▶ _Stated exercise_
Below are some records. Copy every line in them that holds "image".

▶ _Material provided_

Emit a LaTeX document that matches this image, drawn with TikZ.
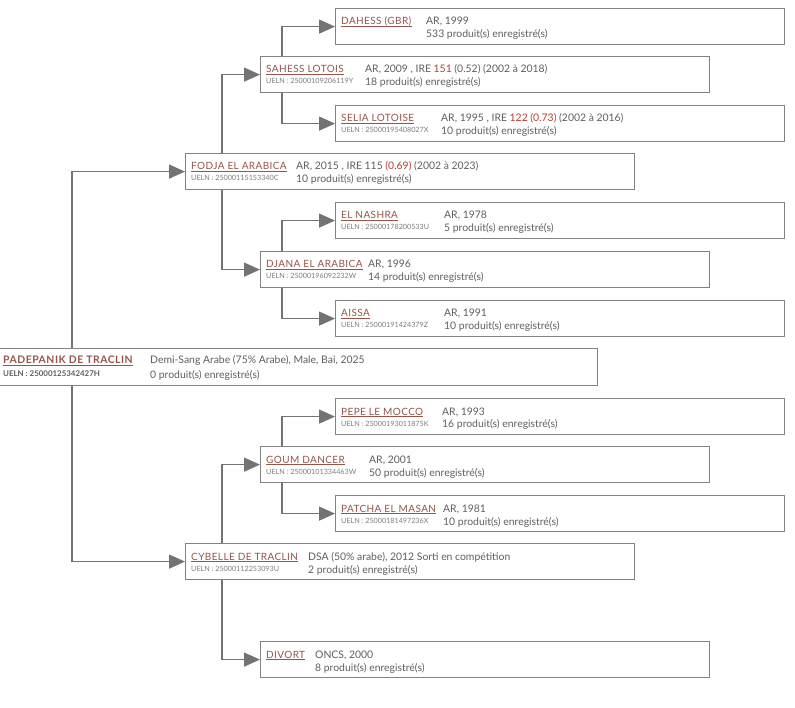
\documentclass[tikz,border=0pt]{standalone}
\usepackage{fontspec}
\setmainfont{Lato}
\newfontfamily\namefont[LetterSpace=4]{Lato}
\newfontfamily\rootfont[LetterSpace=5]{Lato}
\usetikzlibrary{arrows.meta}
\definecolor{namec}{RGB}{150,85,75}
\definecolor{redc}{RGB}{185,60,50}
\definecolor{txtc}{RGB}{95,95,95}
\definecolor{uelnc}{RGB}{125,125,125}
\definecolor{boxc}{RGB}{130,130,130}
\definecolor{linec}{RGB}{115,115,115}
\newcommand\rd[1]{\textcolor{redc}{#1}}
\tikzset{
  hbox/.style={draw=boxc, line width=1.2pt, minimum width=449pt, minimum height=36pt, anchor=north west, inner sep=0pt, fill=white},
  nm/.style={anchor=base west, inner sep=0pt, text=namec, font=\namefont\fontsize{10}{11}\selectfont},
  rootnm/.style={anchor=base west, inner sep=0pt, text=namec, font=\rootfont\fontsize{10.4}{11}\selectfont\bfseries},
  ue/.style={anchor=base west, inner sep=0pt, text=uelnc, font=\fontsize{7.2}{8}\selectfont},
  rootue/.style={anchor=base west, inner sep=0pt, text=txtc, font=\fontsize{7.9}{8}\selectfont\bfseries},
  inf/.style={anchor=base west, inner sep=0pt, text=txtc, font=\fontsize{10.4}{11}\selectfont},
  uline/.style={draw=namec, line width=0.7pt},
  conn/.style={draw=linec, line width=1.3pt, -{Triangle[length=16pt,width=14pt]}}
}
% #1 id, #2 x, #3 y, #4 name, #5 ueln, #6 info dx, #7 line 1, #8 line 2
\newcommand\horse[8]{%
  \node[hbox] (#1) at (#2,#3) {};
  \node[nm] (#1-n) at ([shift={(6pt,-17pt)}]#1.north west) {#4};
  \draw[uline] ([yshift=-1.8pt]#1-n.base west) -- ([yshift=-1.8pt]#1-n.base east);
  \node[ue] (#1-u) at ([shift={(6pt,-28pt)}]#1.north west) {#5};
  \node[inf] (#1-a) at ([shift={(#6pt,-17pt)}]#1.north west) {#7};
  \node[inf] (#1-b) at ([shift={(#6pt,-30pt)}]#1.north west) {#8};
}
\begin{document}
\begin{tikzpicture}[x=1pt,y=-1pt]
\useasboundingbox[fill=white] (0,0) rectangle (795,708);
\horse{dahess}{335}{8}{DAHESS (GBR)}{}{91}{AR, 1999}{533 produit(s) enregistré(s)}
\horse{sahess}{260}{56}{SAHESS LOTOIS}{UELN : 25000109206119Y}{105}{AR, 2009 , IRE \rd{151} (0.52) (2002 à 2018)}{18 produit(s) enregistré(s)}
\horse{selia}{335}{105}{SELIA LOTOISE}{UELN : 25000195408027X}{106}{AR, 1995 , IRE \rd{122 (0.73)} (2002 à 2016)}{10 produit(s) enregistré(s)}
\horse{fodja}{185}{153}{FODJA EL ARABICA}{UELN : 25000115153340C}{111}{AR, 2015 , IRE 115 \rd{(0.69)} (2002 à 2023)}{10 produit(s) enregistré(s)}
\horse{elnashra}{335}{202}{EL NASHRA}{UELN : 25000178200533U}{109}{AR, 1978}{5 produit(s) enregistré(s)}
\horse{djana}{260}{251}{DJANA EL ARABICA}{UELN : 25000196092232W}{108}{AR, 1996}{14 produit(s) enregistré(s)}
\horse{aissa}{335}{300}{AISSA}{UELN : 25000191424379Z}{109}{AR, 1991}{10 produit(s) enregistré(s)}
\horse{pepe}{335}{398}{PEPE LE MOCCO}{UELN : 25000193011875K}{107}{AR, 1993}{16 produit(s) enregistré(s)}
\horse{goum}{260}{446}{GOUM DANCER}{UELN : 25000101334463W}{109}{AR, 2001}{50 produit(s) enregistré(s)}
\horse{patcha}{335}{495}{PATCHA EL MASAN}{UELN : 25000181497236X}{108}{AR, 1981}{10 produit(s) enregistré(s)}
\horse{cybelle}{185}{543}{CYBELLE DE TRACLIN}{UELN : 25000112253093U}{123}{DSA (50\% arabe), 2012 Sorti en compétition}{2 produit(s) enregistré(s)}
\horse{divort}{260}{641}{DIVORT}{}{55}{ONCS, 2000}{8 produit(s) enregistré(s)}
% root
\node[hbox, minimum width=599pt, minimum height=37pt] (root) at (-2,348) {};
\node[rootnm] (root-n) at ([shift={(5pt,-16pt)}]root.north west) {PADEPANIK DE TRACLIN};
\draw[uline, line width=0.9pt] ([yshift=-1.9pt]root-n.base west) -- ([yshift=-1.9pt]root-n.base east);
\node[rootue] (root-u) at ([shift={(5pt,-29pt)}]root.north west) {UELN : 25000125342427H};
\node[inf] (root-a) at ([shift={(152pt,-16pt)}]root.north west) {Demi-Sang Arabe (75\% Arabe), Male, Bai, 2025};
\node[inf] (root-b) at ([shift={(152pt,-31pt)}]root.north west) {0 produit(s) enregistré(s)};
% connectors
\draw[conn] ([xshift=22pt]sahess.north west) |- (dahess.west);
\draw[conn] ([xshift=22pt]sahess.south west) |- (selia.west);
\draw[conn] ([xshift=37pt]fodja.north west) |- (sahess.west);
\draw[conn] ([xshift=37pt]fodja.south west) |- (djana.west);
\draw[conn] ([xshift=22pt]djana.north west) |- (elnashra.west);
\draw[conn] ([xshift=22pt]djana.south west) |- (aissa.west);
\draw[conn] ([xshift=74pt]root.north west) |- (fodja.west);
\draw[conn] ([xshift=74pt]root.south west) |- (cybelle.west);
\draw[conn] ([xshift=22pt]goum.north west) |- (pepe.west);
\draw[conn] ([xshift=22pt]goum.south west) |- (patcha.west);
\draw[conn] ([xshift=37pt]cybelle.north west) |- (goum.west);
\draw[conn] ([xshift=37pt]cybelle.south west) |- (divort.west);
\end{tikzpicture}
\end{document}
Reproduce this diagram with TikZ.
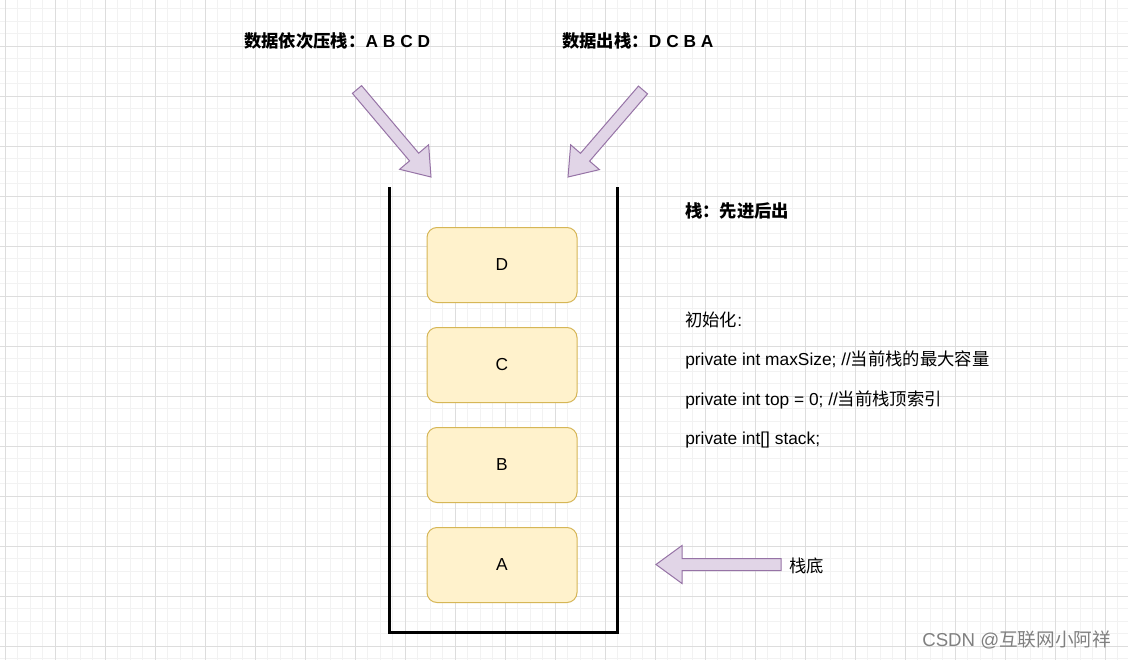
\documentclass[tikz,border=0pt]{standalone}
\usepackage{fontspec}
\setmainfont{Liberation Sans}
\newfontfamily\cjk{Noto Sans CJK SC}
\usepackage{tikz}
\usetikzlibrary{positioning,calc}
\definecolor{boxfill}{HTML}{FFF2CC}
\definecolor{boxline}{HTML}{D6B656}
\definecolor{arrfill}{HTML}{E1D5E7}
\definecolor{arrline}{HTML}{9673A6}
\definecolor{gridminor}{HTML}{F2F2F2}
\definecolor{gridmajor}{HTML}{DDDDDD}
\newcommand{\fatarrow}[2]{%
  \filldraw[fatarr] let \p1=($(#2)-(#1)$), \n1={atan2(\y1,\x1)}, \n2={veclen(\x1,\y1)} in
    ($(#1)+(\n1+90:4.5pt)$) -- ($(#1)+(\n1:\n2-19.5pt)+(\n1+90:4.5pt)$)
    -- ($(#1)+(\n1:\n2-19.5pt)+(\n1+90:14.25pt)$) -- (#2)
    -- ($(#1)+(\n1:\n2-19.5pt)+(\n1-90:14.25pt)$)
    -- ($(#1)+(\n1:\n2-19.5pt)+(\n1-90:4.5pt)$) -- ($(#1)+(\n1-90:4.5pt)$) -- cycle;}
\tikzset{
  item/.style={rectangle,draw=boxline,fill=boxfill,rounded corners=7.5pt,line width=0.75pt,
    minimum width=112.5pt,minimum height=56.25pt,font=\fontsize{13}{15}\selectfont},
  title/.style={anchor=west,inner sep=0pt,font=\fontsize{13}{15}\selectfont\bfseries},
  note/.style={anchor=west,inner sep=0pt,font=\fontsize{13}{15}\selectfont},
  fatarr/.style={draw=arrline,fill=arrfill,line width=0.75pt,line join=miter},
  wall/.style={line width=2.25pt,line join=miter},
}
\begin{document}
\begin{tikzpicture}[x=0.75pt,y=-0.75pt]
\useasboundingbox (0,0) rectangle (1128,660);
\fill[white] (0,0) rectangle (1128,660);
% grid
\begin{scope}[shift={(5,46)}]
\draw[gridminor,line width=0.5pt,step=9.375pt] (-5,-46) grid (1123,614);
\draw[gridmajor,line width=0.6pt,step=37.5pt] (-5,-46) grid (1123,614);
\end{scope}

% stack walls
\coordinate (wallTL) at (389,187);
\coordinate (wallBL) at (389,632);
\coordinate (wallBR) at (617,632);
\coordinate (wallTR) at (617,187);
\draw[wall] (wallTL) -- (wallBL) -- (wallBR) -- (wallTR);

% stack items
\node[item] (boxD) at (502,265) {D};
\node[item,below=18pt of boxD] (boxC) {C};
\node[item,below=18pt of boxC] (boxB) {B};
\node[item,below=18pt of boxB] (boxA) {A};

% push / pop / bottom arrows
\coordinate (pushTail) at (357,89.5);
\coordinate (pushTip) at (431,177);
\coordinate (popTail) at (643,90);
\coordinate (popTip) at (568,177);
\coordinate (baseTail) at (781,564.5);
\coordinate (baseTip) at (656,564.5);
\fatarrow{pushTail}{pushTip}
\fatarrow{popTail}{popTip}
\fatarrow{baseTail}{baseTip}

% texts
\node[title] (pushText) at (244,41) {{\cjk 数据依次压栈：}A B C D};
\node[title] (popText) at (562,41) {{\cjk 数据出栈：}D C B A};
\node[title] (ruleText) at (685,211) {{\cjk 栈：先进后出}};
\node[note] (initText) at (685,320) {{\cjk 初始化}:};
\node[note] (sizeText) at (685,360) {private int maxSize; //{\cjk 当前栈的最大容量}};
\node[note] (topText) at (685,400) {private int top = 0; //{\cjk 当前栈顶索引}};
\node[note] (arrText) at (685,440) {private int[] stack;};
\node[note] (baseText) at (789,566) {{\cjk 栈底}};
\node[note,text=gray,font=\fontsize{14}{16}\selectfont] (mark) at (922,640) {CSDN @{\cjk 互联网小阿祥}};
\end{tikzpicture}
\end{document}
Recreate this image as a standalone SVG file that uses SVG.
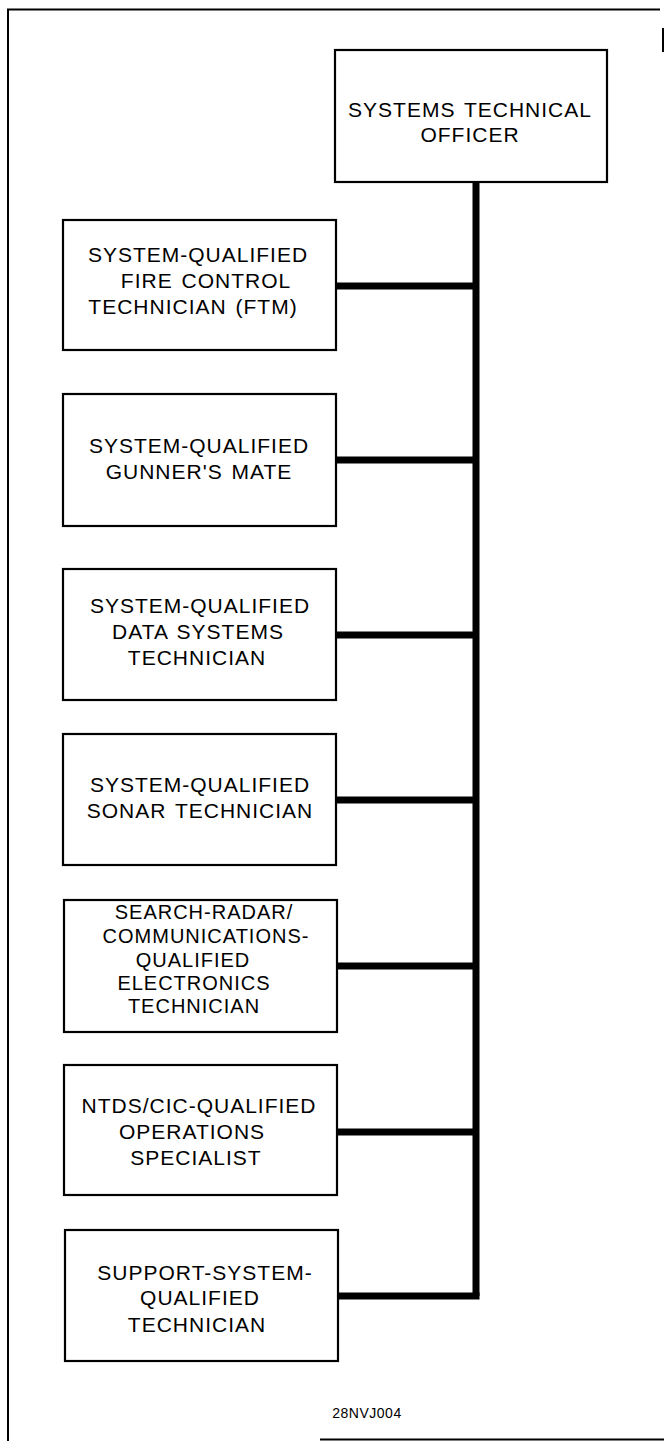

▶ _Complete output_
Emit a LaTeX document that matches this image, drawn with TikZ.
Recreate this image as a standalone SVG file that uses SVG.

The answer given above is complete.